De même, la Seine étant gelée sur 40 centimètres d’épaisseur, la circulation des bateaux y est devenue impossible. La glace a endommagé les coques des navires, même si les mariniers tentaient de la briser au fur et à mesure qu’elle se formait autour de leurs bateaux.

Les Parisiens ont alors commencé à se promener à pied sur la Seine et à y faire du patin. La nuit de Noël 1879, une balade au flambeau y a même été organisée, entre le pont de la Concorde et le Pont-Neuf.

Début janvier 1880, la glace a fondu brusquement à la faveur d’un réchauffement de la température. Le courant a été très fort et les morceaux de glace et les déchets de bois ont endommagé différents ponts de Paris, brisant même la passerelle des Invalides.

La Seine a ensuite gelé de nouveau, perdant son aspect lisse et devenant impraticable même à pied ou en patin.

Toutes ces difficultés de transport ont fini par impacter l’approvisionnement de la ville. Les Parisiens n’ont pas connu la famine durant l’hiver, mais certaines marchandises, comme le charbon, ont manqué.

Immobilisation des machines par le gel

Durant cet hiver 1879, la température est descendue jusqu’à -23 degrés. Ce froid sibérien a causé des problèmes en gelant de nombreux mécanismes.

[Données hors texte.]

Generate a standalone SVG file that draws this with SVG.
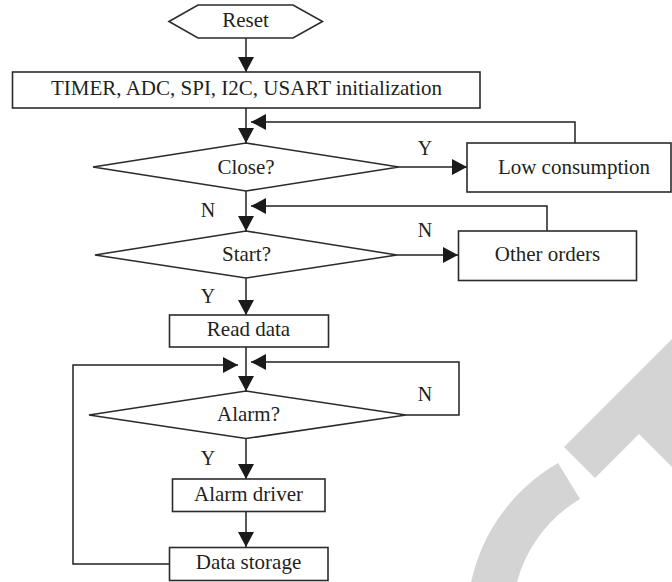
<svg xmlns="http://www.w3.org/2000/svg" width="672" height="582" viewBox="0 0 672 582">
<style>
.shape{fill:#fff;stroke:#2b2b2b;stroke-width:1.6}
.line{fill:none;stroke:#231f20;stroke-width:1.5}
.t{font-family:"Liberation Serif","Times New Roman",serif;font-size:21px;fill:#231f20;text-anchor:middle}
.lbl{font-family:"Liberation Serif","Times New Roman",serif;font-size:20px;fill:#231f20;text-anchor:middle}
.wm{fill:#d4d4d4}
</style>
<defs>
<marker id="ah" markerUnits="userSpaceOnUse" markerWidth="16" markerHeight="16" viewBox="0 0 15 16" refX="15" refY="8" orient="auto">
<path d="M0,0 L15,8 L0,16 Z" fill="#1a1a1a"/>
</marker>
</defs>
<g id="watermark">
<polygon class="wm" points="564,447 700,311 700,495 639,434 595,478"/>
<path class="wm" d="M558,463 A183,183 0 0 0 468,600 L513.5,600 A138,138 0 0 1 580,499 Z"/>
</g>
<g id="connectors">
<line class="line" x1="246" y1="38" x2="246" y2="72" marker-end="url(#ah)"/>
<line class="line" x1="246" y1="108" x2="246" y2="143" marker-end="url(#ah)"/>
<polyline class="line" points="575,143 575,122 251,122" marker-end="url(#ah)"/>
<line class="line" x1="399" y1="167" x2="467" y2="167" marker-end="url(#ah)"/>
<line class="line" x1="246" y1="191" x2="246" y2="231" marker-end="url(#ah)"/>
<polyline class="line" points="547,231 547,206 251,206" marker-end="url(#ah)"/>
<line class="line" x1="397" y1="255" x2="458" y2="255" marker-end="url(#ah)"/>
<line class="line" x1="246" y1="278" x2="246" y2="315" marker-end="url(#ah)"/>
<line class="line" x1="246" y1="347" x2="246" y2="391" marker-end="url(#ah)"/>
<polyline class="line" points="406,415 459,415 459,362 251,362" marker-end="url(#ah)"/>
<line class="line" x1="246" y1="438" x2="246" y2="479" marker-end="url(#ah)"/>
<line class="line" x1="246" y1="511" x2="246" y2="547" marker-end="url(#ah)"/>
<polyline class="line" points="169,564 73,564 73,365 238,365" marker-end="url(#ah)"/>
<text class="lbl" x="425" y="155">Y</text>
<text class="lbl" x="208" y="217">N</text>
<text class="lbl" x="425" y="237">N</text>
<text class="lbl" x="208" y="303">Y</text>
<text class="lbl" x="425" y="401">N</text>
<text class="lbl" x="208" y="465">Y</text>
</g>
<g id="reset">
<polygon class="shape" points="169,21.5 198,5 293,5 322.5,21.5 293,38 198,38"/>
<text class="t" x="245.5" y="27">Reset</text>
</g>
<g id="init">
<rect class="shape" x="12.5" y="72" width="467.5" height="36"/>
<text class="t" x="246.5" y="95">TIMER, ADC, SPI, I2C, USART initialization</text>
</g>
<g id="close">
<polygon class="shape" points="246,143 399,167 246,191 93,167"/>
<text class="t" x="246" y="174">Close?</text>
</g>
<g id="low">
<rect class="shape" x="467" y="143" width="204" height="49"/>
<text class="t" x="574" y="173.5">Low consumption</text>
</g>
<g id="start">
<polygon class="shape" points="246,231 397,255 246,278 95,255"/>
<text class="t" x="246.5" y="260.5">Start?</text>
</g>
<g id="other">
<rect class="shape" x="458.5" y="231" width="178" height="49.5"/>
<text class="t" x="547.5" y="260.5">Other orders</text>
</g>
<g id="read">
<rect class="shape" x="169.5" y="315" width="159" height="32"/>
<text class="t" x="248.5" y="335.5">Read data</text>
</g>
<g id="alarm">
<polygon class="shape" points="246,391 406,415 246,438.5 89,415"/>
<text class="t" x="248.5" y="420.5">Alarm?</text>
</g>
<g id="driver">
<rect class="shape" x="172.5" y="479" width="152.5" height="32.5"/>
<text class="t" x="248.5" y="500.5">Alarm driver</text>
</g>
<g id="storage">
<rect class="shape" x="169.5" y="547.5" width="158.5" height="33"/>
<text class="t" x="248.5" y="569">Data storage</text>
</g>
</svg>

Des canalisations d’eau ont gelé et se sont brisées. Le gaz a dû être coupé, car les compteurs étaient pris par le givre. Le Musée du Louvre a ainsi dû fermer ses portes, car le chauffage n’y fonctionnait plus.

De même, des usines ont été mises à l’arrêt puisque les machines étaient grippées par le froid. Des milliers d’ouvriers parisiens se sont donc retrouvés au chômage technique. Une chaudronnerie industrielle située dans la rue Vicq d’Azir, entre le canal Saint Martin et le parc des Buttes Chaumont, a même été détruite. Le gel a bloqué un circuit d’évacuation d’une machine à vapeur qui s’y trouvait. La pression s’y est donc accumulée et tout a explosé. Le plafond de l’usine s’est écroulé et les flammes se sont propagées. Six ouvriers ont été tués et quatre autres blessés.

Une chaudronnerie parisienne en 1909

Premier salage des rues parisiennes

Si le déblayage de la neige n’a pas été efficace, cet hiver 1879 a néanmoins été l’occasion de mettre en place un nouveau procédé à Paris : le salage des rues. Après un essai fructueux sur le boulevard de Clichy, 20 000 kilos de sel ont été rependus sur les rails des tramways permettant ainsi de les faire repartir. Quelques grands axes ont ensuite bénéficié de ce traitement. Après l’hiver 1879, Paris a donc décidé de commander avant chaque saison hivernale 4 000 tonnes de sel réparties dans une dizaine de dépôts municipaux. Le chasse-neige a même fait son apparition quelques années plus tard, en 1881.